• [Your instructions]
Start at the first line of the material below and retype each line through the one containing "import * as", exactly.

━━━

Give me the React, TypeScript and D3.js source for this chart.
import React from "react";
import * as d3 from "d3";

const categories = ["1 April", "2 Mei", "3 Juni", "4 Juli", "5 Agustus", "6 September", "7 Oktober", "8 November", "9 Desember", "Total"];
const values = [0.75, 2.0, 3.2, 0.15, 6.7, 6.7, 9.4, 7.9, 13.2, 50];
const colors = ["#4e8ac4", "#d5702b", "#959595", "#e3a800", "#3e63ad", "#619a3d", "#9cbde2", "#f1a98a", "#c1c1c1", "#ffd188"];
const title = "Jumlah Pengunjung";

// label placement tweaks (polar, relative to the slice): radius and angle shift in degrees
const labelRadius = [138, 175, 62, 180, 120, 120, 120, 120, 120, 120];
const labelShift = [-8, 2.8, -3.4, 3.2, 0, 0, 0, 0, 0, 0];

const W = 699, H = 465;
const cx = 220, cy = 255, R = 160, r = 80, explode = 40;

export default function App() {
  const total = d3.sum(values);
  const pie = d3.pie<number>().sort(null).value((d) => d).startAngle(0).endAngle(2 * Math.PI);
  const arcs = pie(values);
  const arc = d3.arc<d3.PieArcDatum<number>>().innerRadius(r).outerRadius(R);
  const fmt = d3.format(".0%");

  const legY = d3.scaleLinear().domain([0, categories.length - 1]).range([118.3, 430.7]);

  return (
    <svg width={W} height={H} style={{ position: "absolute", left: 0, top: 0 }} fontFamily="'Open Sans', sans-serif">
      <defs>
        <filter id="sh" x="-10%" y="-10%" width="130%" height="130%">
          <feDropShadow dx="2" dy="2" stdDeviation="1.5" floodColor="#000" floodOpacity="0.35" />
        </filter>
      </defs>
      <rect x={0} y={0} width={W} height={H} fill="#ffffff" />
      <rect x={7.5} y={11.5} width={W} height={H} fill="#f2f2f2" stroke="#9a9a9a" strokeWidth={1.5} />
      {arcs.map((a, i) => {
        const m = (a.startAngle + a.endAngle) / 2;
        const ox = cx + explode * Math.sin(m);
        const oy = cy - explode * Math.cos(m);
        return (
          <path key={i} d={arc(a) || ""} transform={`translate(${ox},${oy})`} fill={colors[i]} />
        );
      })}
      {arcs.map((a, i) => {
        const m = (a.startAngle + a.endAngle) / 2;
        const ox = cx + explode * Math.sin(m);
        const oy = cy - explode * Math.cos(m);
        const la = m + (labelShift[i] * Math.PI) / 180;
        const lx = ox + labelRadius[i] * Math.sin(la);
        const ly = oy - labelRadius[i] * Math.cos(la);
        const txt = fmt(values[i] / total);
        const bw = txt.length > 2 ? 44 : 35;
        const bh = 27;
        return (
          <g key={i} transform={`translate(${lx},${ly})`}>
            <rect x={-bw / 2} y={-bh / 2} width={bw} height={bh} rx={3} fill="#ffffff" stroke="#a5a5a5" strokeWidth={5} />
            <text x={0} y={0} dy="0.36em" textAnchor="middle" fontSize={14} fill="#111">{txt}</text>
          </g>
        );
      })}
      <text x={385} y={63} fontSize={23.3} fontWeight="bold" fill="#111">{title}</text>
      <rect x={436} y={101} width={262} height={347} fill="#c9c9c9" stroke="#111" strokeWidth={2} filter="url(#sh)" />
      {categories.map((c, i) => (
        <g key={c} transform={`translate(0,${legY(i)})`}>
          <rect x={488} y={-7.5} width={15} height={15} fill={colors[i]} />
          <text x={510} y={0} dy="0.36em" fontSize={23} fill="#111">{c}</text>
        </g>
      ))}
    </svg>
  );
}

━━━

• [Answer in full]
Give me the React, TypeScript and D3.js source for this chart.
import React from "react";
import * as d3 from "d3";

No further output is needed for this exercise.